Nachkriegszeit und Reaktivierung

Nach dem Ende des Zweiten Weltkrieges und mit der Befreiung Schleusingens durch US-amerikanische Truppen gingen leider auch die bis dahin aufgehobenen bzw. versteckten Couleurgegenstände und Dokumente der Verbindung verloren. Zudem waren viele der Pratenser und der Alten Herren der Verbindung durch die Wirren des Krieges in alle Winde verstreut, in Kriegsgefangenschaft oder gargefallen. Aufgrund des Verbotes korporationsstudentischer Aktivitäten in der Sowjetischen Besatzungszone und in der DDR, war an eine Reaktivierung der Prata nicht zu denken. Wie heute bekannt ist, gab es erst ab den 1960er und 1970er Jahren wenige illegale Gründungen von Studentenverbindungen in der DDR. Ebenfalls in dieser Zeit wurde die Alma Mater der Pratenser 1956 als  Ingenieurschule für Bauwesen und Wasserwirtschaft nach Magdeburg verlegt wo sie heute als Fachhochschule Magdeburg Stendal weiter existiert.

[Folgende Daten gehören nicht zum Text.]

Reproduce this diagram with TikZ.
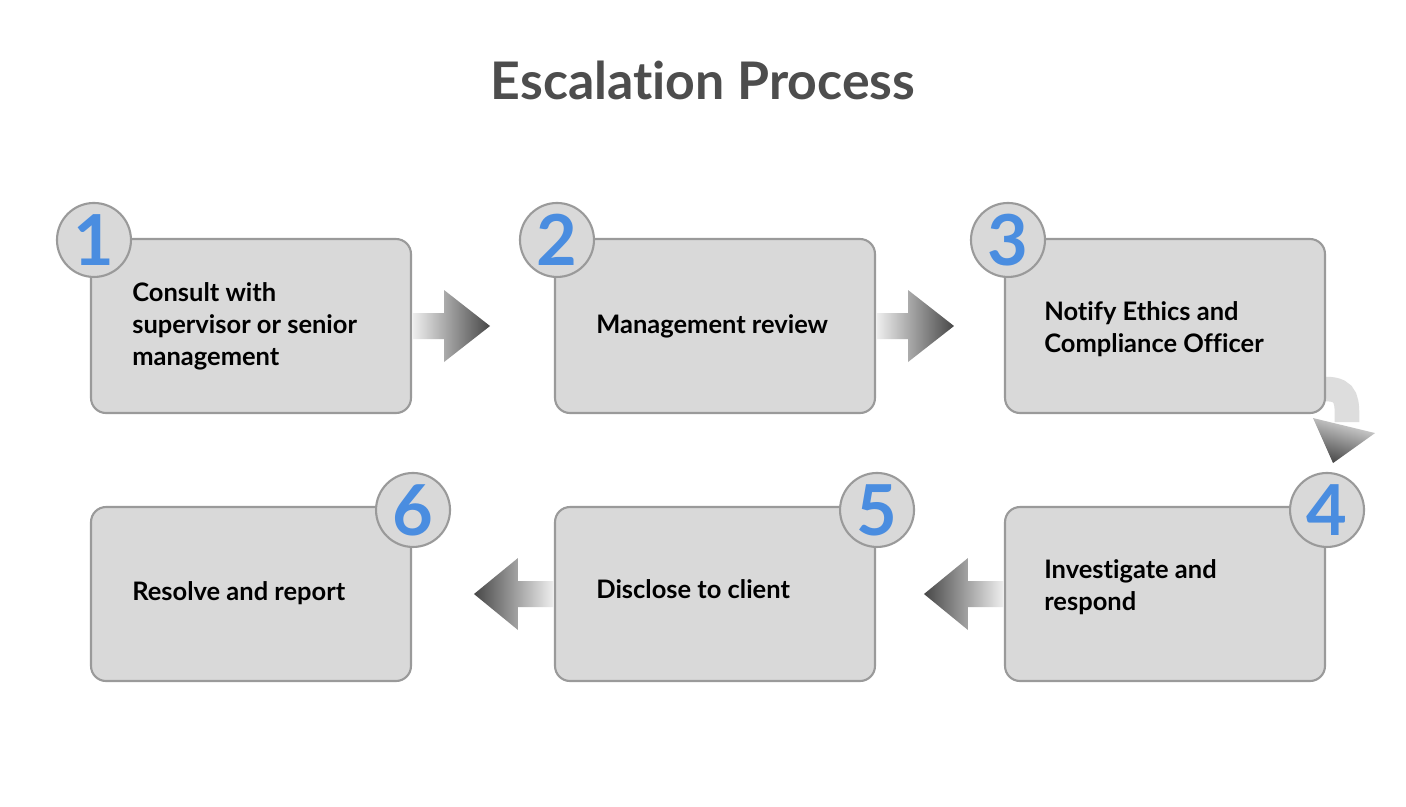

Vorerst war jedoch jede Anknüpfung an die farbstudentische Tradition der Schule  ausgeschlossen. Jedoch fanden sich in der Bundesrepublik Deutschland ehemalige Schleusinger Absolventen zur „Altherren-Vereinigung Schleusingen in Coburg“ zusammen. Diesen Ort wählten sie, um sich alljährlich zu treffen und, wie mündlich überliefert wurde, um von Coburg aus auf das 30 km entfernte Schleusingen blicken zu können.

Nach dem Fall der Berliner Mauer fanden sich Studenten der Ingenieurschule zueinander, die durch Kontakte zu anderen Verbindungen ein Interesse am Korporationswesen gefunden hatten. Insbesondere durch die Burschenschaft Erica zu Suderburg erfuhren sie von der Geschichte der „KTV Prata-Schleusingen im KVC“. Beseelt von der “eigenen“ Geschichte und vor dem Hintergrund der sich gerade vollziehenden Deutschen Einheit, beschlossen sie Kontakt mit den noch lebenden Altherren der Prata aufzunehmen, um mit ihrer Zustimmung diese zu reaktivieren. Am 3. Oktober 1990 wurde die Prata schließlich an der Fakultät für Wasserwirtschaft der FH Magdeburg, im heutigen Landtag von Sachsen-Anhalt, unter dem Namen „Burschenschaft Prata-Schleusingen zu Magdeburg“ reaktiviert. Ein Jahr nach der Reaktivierung wurde die Prata hospitierendes Mitglied des Bundes Deutscher Ingenieur-Corporationen (BDIC), bevor sie 1997 Vollmitglied wurde.

Am 3.Oktober 2001 feierten die Pratenser an ihrem Stiftungsort Schleusingen das 100. Stiftungsfest und konnten im Oktober 2010 den 20. Jahrestag ihrer Reaktivierung sowie ein Jahr später das 110. Stiftungsfest in Magdeburg feiern. Im Oktober 2010 beschloss die Prata den Austritt aus dem BDIC, der zum Ende des Jahres 2011 wirksam wurde. Fortan wird sie als dachverbandsfreie Burschenschaft bestehen.